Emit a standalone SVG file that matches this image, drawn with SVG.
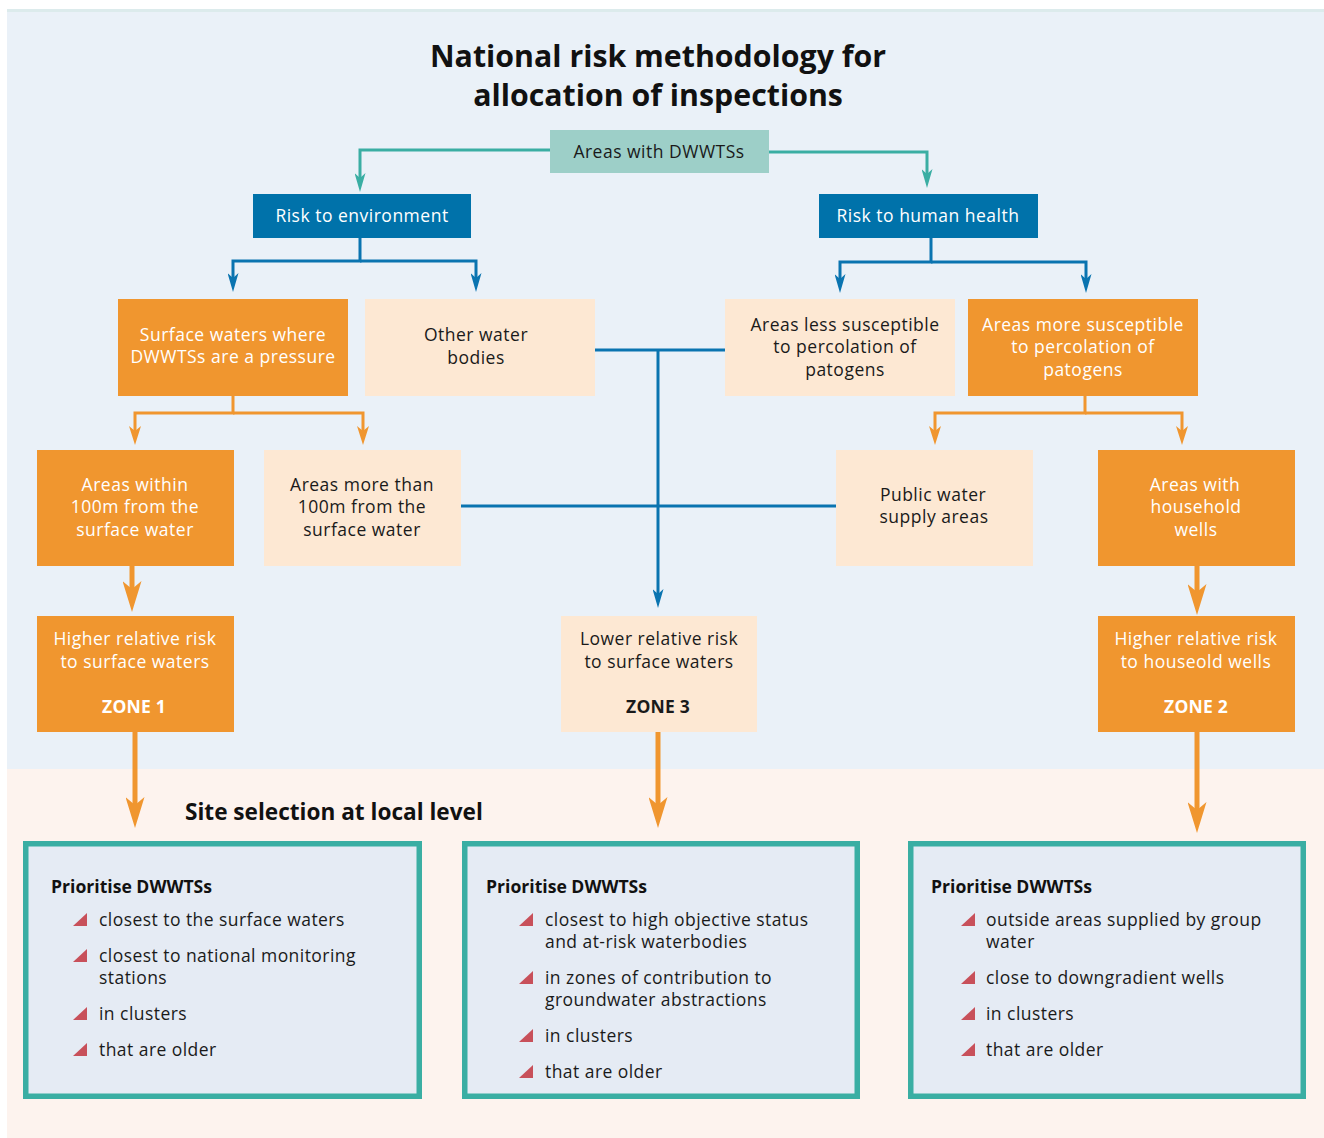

──────────────────────────────

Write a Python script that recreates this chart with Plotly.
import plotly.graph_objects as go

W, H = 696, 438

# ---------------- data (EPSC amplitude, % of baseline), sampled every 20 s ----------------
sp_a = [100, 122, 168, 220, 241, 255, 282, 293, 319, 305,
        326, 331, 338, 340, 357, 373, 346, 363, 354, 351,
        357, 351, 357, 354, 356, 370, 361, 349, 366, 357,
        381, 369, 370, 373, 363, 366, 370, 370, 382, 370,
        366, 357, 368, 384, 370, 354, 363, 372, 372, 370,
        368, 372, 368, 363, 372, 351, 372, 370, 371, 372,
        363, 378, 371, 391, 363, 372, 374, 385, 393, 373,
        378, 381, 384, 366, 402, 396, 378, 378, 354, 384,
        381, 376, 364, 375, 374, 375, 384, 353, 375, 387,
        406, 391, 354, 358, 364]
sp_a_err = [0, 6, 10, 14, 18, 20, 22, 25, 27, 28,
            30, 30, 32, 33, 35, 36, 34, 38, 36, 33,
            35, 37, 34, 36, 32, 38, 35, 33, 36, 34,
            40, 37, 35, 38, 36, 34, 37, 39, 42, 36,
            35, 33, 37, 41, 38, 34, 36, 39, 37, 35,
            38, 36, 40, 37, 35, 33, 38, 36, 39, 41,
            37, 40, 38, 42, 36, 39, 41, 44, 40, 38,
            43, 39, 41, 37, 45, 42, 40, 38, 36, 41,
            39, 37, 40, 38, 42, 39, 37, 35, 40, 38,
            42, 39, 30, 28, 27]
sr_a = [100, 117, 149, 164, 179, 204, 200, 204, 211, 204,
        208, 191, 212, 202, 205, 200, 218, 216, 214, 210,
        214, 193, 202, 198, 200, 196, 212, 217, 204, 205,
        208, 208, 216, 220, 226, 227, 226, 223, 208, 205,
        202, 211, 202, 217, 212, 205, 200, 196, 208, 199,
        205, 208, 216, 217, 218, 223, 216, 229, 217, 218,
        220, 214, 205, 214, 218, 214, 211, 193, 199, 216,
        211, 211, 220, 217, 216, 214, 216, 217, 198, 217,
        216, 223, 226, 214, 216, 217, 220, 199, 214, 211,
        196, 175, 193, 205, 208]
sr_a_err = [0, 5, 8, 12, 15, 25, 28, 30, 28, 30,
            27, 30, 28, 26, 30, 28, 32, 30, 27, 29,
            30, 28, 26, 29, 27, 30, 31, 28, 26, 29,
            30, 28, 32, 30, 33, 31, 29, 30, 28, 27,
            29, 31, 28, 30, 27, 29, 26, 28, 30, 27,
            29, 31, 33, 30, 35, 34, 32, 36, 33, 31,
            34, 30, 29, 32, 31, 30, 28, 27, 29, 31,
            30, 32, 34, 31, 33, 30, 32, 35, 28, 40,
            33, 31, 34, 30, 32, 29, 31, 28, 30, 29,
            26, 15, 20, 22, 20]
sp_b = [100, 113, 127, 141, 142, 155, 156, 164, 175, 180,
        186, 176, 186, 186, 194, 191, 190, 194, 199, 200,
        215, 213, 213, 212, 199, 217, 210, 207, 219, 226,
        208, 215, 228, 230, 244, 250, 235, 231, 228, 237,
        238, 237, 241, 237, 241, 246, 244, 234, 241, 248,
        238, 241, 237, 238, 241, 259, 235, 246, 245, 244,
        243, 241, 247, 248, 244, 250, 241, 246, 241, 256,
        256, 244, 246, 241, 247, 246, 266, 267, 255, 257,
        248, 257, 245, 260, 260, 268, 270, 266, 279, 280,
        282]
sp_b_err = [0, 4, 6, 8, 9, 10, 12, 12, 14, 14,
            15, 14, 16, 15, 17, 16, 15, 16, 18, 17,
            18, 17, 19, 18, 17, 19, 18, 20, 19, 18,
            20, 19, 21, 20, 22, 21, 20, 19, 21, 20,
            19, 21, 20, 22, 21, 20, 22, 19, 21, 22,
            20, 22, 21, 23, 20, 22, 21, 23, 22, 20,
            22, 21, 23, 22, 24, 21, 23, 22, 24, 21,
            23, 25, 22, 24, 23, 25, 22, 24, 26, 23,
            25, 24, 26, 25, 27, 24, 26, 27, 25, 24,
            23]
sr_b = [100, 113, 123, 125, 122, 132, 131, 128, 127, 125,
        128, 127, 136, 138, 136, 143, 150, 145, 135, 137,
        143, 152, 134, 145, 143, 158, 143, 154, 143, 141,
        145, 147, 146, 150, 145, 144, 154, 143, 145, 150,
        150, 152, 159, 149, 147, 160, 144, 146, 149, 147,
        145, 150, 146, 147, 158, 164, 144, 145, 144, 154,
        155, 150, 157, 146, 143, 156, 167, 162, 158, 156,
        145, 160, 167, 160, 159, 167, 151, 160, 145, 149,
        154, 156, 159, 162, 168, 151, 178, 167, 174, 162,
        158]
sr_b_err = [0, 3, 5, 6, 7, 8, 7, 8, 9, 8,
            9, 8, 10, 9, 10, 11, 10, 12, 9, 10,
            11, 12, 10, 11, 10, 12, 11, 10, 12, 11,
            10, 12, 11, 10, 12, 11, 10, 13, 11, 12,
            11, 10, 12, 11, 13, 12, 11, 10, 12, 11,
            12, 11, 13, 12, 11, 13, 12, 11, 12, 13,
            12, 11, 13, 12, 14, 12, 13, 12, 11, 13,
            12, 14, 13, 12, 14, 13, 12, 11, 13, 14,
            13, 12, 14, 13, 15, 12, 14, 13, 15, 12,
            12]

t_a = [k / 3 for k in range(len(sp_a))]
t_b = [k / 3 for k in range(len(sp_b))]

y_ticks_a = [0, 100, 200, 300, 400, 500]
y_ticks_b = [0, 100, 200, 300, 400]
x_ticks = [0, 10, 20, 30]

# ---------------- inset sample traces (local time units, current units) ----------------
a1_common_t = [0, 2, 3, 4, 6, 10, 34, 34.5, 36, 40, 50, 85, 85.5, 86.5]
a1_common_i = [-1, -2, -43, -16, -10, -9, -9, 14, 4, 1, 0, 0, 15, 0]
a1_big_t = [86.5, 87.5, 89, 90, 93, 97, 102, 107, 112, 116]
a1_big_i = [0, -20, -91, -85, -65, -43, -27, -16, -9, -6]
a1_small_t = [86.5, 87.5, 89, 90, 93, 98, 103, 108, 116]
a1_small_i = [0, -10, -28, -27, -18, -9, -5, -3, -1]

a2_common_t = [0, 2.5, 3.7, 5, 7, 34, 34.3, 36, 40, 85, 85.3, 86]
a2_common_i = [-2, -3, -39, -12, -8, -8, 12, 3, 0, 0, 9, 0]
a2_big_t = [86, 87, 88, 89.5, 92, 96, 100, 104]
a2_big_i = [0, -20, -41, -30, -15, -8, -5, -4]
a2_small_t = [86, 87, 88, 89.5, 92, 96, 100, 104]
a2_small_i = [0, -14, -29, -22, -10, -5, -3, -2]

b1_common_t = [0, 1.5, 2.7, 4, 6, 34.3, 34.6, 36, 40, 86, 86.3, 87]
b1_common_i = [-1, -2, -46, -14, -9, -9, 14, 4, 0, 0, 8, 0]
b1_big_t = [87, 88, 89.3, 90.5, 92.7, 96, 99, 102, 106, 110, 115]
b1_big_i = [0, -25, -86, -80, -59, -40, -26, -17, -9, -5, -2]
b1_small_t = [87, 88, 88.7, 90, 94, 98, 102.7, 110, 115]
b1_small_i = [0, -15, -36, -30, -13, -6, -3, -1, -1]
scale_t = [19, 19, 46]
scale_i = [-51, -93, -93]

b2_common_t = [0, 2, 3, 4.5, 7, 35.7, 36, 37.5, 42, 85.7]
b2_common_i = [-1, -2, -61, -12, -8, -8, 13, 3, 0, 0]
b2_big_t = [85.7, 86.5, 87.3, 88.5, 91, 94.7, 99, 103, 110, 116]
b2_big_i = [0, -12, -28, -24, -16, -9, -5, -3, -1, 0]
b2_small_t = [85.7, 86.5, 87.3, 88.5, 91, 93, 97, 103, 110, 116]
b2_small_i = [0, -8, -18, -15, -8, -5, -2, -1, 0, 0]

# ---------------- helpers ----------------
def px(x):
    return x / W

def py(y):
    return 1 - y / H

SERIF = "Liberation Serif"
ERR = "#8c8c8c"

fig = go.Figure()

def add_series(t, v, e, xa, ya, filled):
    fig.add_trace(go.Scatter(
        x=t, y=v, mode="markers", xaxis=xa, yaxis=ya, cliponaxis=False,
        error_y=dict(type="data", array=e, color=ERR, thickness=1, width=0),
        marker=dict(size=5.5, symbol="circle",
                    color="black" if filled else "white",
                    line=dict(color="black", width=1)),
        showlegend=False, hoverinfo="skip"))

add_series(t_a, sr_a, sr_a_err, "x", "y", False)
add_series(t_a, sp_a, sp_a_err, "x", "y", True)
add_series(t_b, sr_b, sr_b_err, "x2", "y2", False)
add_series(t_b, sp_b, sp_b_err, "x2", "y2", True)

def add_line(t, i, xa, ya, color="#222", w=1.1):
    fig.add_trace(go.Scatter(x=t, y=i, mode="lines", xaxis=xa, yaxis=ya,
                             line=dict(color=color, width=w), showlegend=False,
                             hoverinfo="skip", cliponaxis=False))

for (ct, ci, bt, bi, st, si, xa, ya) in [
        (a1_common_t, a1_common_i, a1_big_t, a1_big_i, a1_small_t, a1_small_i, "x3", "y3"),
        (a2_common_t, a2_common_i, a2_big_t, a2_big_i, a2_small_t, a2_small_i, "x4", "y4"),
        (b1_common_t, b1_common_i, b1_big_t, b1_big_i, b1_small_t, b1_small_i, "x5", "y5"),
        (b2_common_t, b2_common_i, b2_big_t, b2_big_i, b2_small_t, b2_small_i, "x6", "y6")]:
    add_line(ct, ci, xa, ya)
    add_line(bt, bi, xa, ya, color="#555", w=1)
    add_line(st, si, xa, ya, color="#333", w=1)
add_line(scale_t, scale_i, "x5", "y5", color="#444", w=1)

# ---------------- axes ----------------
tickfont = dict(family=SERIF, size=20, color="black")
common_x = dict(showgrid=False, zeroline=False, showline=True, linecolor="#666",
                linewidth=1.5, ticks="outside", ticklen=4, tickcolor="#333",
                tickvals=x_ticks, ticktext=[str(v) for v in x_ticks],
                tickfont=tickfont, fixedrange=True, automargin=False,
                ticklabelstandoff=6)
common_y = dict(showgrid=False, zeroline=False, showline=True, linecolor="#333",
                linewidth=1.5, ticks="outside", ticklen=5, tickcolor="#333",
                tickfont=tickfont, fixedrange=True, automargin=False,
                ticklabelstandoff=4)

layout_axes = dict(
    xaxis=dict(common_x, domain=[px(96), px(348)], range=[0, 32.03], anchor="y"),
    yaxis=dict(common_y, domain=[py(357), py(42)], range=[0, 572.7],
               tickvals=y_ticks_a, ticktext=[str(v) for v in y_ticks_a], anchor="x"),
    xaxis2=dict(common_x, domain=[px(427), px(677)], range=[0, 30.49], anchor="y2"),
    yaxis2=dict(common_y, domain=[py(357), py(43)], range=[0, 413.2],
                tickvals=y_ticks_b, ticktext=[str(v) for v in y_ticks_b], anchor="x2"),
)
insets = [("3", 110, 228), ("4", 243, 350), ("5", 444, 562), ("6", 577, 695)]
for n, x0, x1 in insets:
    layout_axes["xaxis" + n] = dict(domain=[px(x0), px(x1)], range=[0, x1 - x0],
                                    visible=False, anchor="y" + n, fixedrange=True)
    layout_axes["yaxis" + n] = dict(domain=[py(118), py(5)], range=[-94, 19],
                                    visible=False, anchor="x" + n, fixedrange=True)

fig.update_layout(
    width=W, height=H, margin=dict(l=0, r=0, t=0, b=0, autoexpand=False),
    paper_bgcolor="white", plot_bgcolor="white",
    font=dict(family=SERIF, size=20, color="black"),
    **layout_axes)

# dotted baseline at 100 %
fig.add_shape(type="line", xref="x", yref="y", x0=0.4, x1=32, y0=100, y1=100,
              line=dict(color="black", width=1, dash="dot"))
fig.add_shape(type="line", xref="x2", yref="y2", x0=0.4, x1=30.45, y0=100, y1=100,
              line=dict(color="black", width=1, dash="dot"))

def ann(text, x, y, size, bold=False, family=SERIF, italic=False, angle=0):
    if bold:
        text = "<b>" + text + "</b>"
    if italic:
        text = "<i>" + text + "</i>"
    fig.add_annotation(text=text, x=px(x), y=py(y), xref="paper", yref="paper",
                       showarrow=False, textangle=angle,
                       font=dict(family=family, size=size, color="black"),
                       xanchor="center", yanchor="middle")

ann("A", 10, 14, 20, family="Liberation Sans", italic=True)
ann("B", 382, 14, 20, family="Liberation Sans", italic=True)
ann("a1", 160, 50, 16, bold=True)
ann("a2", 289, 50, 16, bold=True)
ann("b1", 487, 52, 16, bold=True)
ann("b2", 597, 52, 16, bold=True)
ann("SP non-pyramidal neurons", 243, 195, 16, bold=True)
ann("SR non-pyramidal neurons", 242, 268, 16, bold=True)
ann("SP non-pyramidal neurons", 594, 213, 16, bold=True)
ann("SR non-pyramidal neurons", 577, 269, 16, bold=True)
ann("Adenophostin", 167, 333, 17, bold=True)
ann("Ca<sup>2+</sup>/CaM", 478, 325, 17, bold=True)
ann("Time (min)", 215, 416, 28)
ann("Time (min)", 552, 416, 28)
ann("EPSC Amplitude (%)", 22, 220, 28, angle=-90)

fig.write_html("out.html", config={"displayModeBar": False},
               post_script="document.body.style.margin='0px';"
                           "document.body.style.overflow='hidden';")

──────────────────────────────

◆ **What the task requires**:
Each line that holds the string "this" counts once; give the total and nothing else.

◆ **Written answer**:
2